A strategy to address this issue is to summarise these data sets via a smaller number of features. We develop approaches to extract such features in a way that they can be directly mapped to biochemically distinct elements (see Fig.). This is a powerful strategy to 1) reduce the number of variables and 2) yield interpretable biological features that can be experimentally validated.
Genomic data such as somatic mutations in cancer can be condensed into information about which pathways are mutated in a statistically significant way. We developed the tool SLAPEnrich (Iorio et al. 2018) to perform such analyses.
In the case of gene expression, a number of functional features can be extracted. A common approach is to map gene expression on the corresponding genes of given pathways. However, the correlation between gene expression and the function of the corresponding protein is often poor. An alternative strategy is to consider genes known to be affected by perturbation of pathways (so-called pathway footprints (Dugourd and Saez-Rodriguez 2019). For this purpose we developed the tool PROGENy, comprising footprints for 14 signaling pathways. (Schubert et al. 2018; Holland, Szalai, and Saez-Rodriguez 2019).

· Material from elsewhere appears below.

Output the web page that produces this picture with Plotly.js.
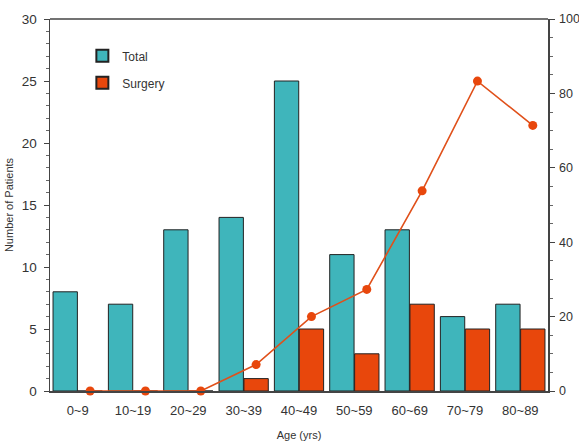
<!DOCTYPE html>
<html><head><meta charset="utf-8">
<script src="https://cdn.plot.ly/plotly-3.0.1.min.js"></script>
<style>html,body{margin:0;padding:0;background:#fff}#c{width:579px;height:441px}</style>
</head><body><div id="c"></div>
<script>
var categories = ["0~9","10~19","20~29","30~39","40~49","50~59","60~69","70~79","80~89"];
var totalPatients = [8,7,13,14,25,11,13,6,7];
var surgeryPatients = [0,0,0,1,5,3,7,5,5];
var surgeryPercent = [0,0,0,7.1,20,27.3,53.8,83.3,71.4];

var idx = categories.map(function(_, i){ return i; });
var barOffset = 0.225;
var teal = '#3FB5BB', orange = '#E8470C';

var traces = [
  {type:'bar', name:'Total', legendgroup:'a', x: idx, y: totalPatients, width:0.44, offset:-0.445,
   marker:{color:teal, line:{color:'#222', width:1}}},
  {type:'bar', name:'Surgery', legendgroup:'b', x: idx, y: surgeryPatients, width:0.44, offset:0.005,
   marker:{color:orange, line:{color:'#222', width:1}}},
  {type:'scatter', mode:'lines+markers', name:'pct', showlegend:false,
   x: idx.map(function(i){ return i + barOffset; }), y: surgeryPercent, yaxis:'y2',
   line:{color:'#E0501A', width:1.6}, marker:{color:orange, size:9}, cliponaxis:false}
];

var layout = {
  width:579, height:441,
  margin:{l:50, r:31, t:19, b:50},
  paper_bgcolor:'#fff', plot_bgcolor:'#fff',
  font:{family:'Liberation Sans, Arial, sans-serif', color:'#333', size:13},
  barmode:'overlay',
  showlegend:true,
  legend:{x:0.065, y:0.94, xanchor:'left', yanchor:'top', bgcolor:'rgba(0,0,0,0)',
          font:{size:12, color:'#333'}, tracegroupgap:8, itemsizing:'constant'},
  xaxis:{range:[-0.5, 8.5], tickvals: idx, ticktext: categories, showgrid:false, zeroline:false,
         showline:true, linecolor:'#444', linewidth:1.5, ticks:'', mirror:false,
         tickfont:{size:13}, ticklabelstandoff:7, fixedrange:true,
         title:{text:'Age (yrs)', font:{size:11}, standoff:14}},
  yaxis:{range:[0,30], dtick:5, showgrid:false, zeroline:false, showline:true, linecolor:'#444',
         linewidth:1.5, ticks:'outside', ticklen:5, tickcolor:'#444', ticklabelstandoff:4,
         minor:{dtick:1, ticks:'outside', ticklen:3, tickcolor:'#666'},
         tickfont:{size:13.5}, title:{text:'Number of Patients', font:{size:11}, standoff:6}},
  yaxis2:{range:[0,100], dtick:20, overlaying:'y', side:'right', showgrid:false, zeroline:false,
          showline:true, linecolor:'#444', linewidth:1.5, ticks:'outside', ticklen:5, tickcolor:'#444',
          ticklabelstandoff:2,
          minor:{dtick:5, ticks:'outside', ticklen:3, tickcolor:'#666'},
          tickfont:{size:12.5}},
  shapes:[{type:'line', xref:'paper', yref:'paper', x0:0, x1:1, y0:1, y1:1,
           line:{color:'#444', width:1.5}}]
};

Plotly.newPlot('c', traces, layout, {displayModeBar:false, staticPlot:true});
</script></body></html>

Additionally, it is possible to use gene expression data to estimate the activity status of transcription factor (TF) proteins by looking at the mRNA levels of its direct targets (TF footprint). DoRothEA is a resource containing TF-target interactions integrated from different types of evidences. Using those interactions with statistical enrichment analysis allows the estimation of TF activities from gene expression data (Garcia-Alonso et al. 2018).
We have shown that the footprints of signaling pathways and TFs on gene expression are evolutionarily conserved between humans and the widely used model organism Mus musculus (Holland, Szalai, and Saez-Rodriguez 2019). This opens up the possibility to functionally characterize mouse besides human data data using PROGENy and DoRothEA.

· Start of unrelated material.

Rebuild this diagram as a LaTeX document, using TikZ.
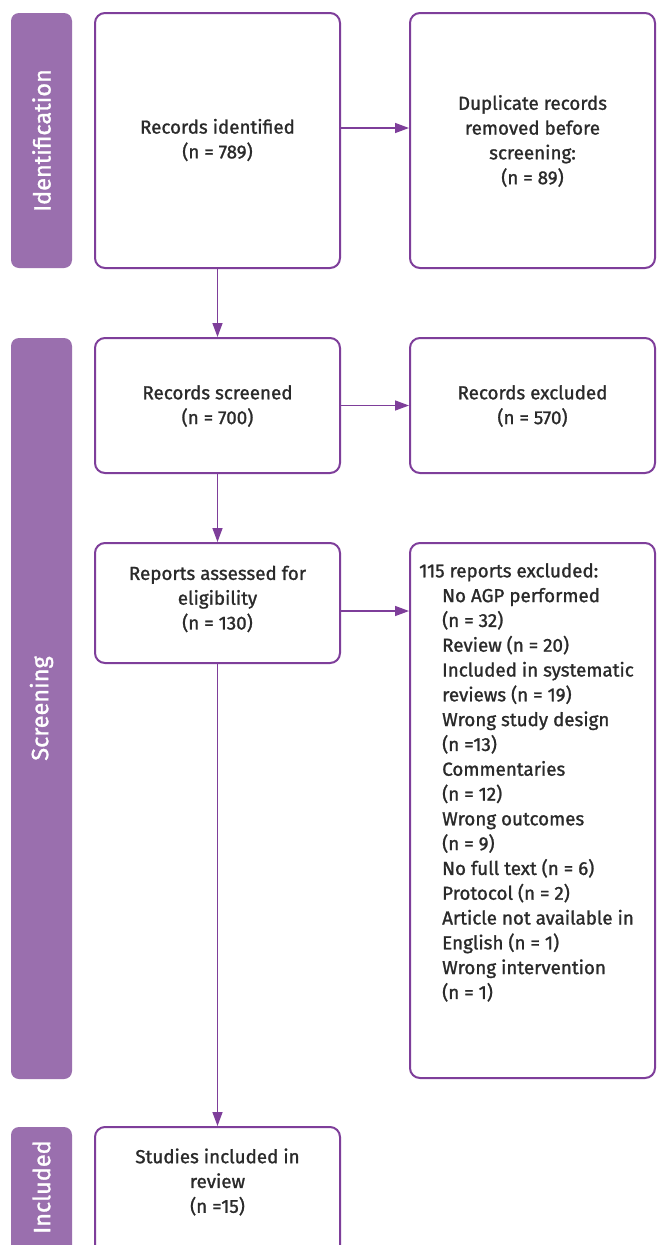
\documentclass[tikz,border=0pt]{standalone}
\usepackage{fontspec}
\setmainfont{Fira Sans}
\newfontfamily\flowfont[FakeBold=1.2]{Fira Sans}
\usetikzlibrary{arrows.meta}
\definecolor{barfill}{HTML}{9A6FAE}
\definecolor{frame}{HTML}{7E3E9A}
\definecolor{ink}{HTML}{2A2A2A}
\tikzset{
  stagebar/.style={fill=barfill, draw=none, rounded corners=8pt, inner sep=0pt},
  stagelabel/.style={text=white, rotate=90, font=\flowfont\fontsize{23.5}{28}\selectfont},
  flowbox/.style={draw=frame, line width=2pt, rounded corners=10pt, fill=white, inner sep=0pt},
  boxtext/.style={text=ink, align=center, inner sep=0pt, font=\flowfont\fontsize{18.8}{24.8}\selectfont},
  flowarrow/.style={draw=frame, line width=1.4pt, -{Triangle[length=14pt,width=10pt]}}
}
\begin{document}
\begin{tikzpicture}[x=1pt, y=-1pt]
\clip (0,0) rectangle (657,1245);
\fill[white] (0,0) rectangle (657,1245);

% stage bars on the left
\node[stagebar, minimum width=61pt, minimum height=255pt] (barid) at (41.5,140.5) {};
\node[stagelabel] (labid) at (barid.center) {Identification};
\node[stagebar, minimum width=61pt, minimum height=741pt] (barsc) at (41.5,708.5) {};
\node[stagelabel] (labsc) at (barsc.center) {Screening};
\node[stagebar, minimum width=61pt, minimum height=135pt] (barin) at (41.5,1194.5) {};
\node[stagelabel] (labin) at (41.5,1187) {Included};

% main column
\node[flowbox, minimum width=245pt, minimum height=255pt] (ident) at (217.5,140.5) {};
\node[boxtext] (identt) at (217.5,140) {Records identified\\(n = 789)};
\node[flowbox, minimum width=245pt, minimum height=135pt] (screen) at (217.5,405.5) {};
\node[boxtext] (screent) at (217.5,406) {Records screened\\(n = 700)};
\node[flowbox, minimum width=245pt, minimum height=120pt] (assess) at (217.5,603) {};
\node[boxtext] (assesst) at (217.5,599) {Reports assessed for\\eligibility\\(n = 130)};
\node[flowbox, minimum width=245pt, minimum height=135pt] (incl) at (217.5,1194.5) {};
\node[boxtext] (inclt) at (217.5,1182) {Studies included in\\review\\(n =15)};

% exclusion column
\node[flowbox, minimum width=245pt, minimum height=255pt] (dup) at (532.5,140.5) {};
\node[boxtext] (dupt) at (532.5,141) {Duplicate records\\removed before\\screening:\\(n = 89)};
\node[flowbox, minimum width=245pt, minimum height=135pt] (excl) at (532.5,405.5) {};
\node[boxtext] (exclt) at (532.5,406) {Records excluded\\(n = 570)};
\node[flowbox, minimum width=245pt, minimum height=535pt] (rep) at (532.5,810.5) {};
\node[boxtext, align=left, anchor=north west] (rept) at (419,563) {%
115 reports excluded:\\
\hspace*{23pt}No AGP performed\\
\hspace*{23pt}(n = 32)\\
\hspace*{23pt}Review (n = 20)\\
\hspace*{23pt}Included in systematic\\
\hspace*{23pt}reviews (n = 19)\\
\hspace*{23pt}Wrong study design\\
\hspace*{23pt}(n =13)\\
\hspace*{23pt}Commentaries\\
\hspace*{23pt}(n = 12)\\
\hspace*{23pt}Wrong outcomes\\
\hspace*{23pt}(n = 9)\\
\hspace*{23pt}No full text (n = 6)\\
\hspace*{23pt}Protocol (n = 2)\\
\hspace*{23pt}Article not available in\\
\hspace*{23pt}English (n = 1)\\
\hspace*{23pt}Wrong intervention\\
\hspace*{23pt}(n = 1)};

% connectors
\draw[flowarrow] (ident.east |- 0,128) -- (dup.west |- 0,128);
\draw[flowarrow] (screen.east) -- (excl.west);
\draw[flowarrow] (assess.east |- 0,611) -- (rep.west |- 0,611);
\draw[flowarrow] (ident.south) -- (screen.north);
\draw[flowarrow] (screen.south) -- (assess.north);
\draw[flowarrow] (assess.south) -- (incl.north);
\end{tikzpicture}
\end{document}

With the emergence of single cell RNA-seq technologies, many corresponding datasets are being generated, where funcitonal insights such as pathway and TF activity could be gained at the single-cell level. However. it is not clear how well existing tools can handle the unique challenges of this data type (e.g. drop-out events, low library size). We have shown that our bulk and footprint based tools PROGENy and DoRothEA can be applied on scRNA-seq data outperforming dedicated single cell tools (Holland et al. 2019).
Once their activities have been estimated, transcription factors and signaling pathways signatures can be linked to upstream perturbations (drugs, ligands, mutations, etc.) using network-based approaches such as so-called causal reasoning methods. Here, we use the signed, directed interactions in Omnipath as a prior knowledge network and we make use of an integer linear programming (ILP) mathematical formulation to infer regulatory signalling network topology from gene expression data (Melas et al. 2015). The pipeline also integrates TF and pathway scores from DoRothEA and PROGENy for network contextualization and we compiled the whole framework as an R-package called CARNIVAL (Liu, Trairatphisan, Gjerga et al. 2019).
In a similar manner to the transcription factors, activity of kinases can be inferred from the levels of phosphorylation of the proteins they target (Wirbel, Cutillas, and Saez-Rodriguez 2018; Hernandez-Armenta et al. 2017, https://github.com/saezlab/kinact). By taking advantage of the conceptual similarities between footprint approaches, we hope to expand the use of CARNIVAL to more diverse type of omic data. We are currently trying to integrate transcriptomic, phosphoproteomic and metabolomic with this approach.
For subsequent downstream analyses, molecular entities can also be annotated with ontology terms to provide additional information. However, their coverage is still incomplete. We therefore developed a computational pipeline which combines protein network-association, text mining, and putative regulator identification from molecular footprints to mitigate this issue (Souza, Trairatphisan, Pinero et al. 2018).
Figure 1. Selected approaches to extract functional features from ‘omics’ data: pathways enriched in mutations (red ); transcription factors differentially activated (brown), and pathway activities as determined by their footprints on gene expression (pink).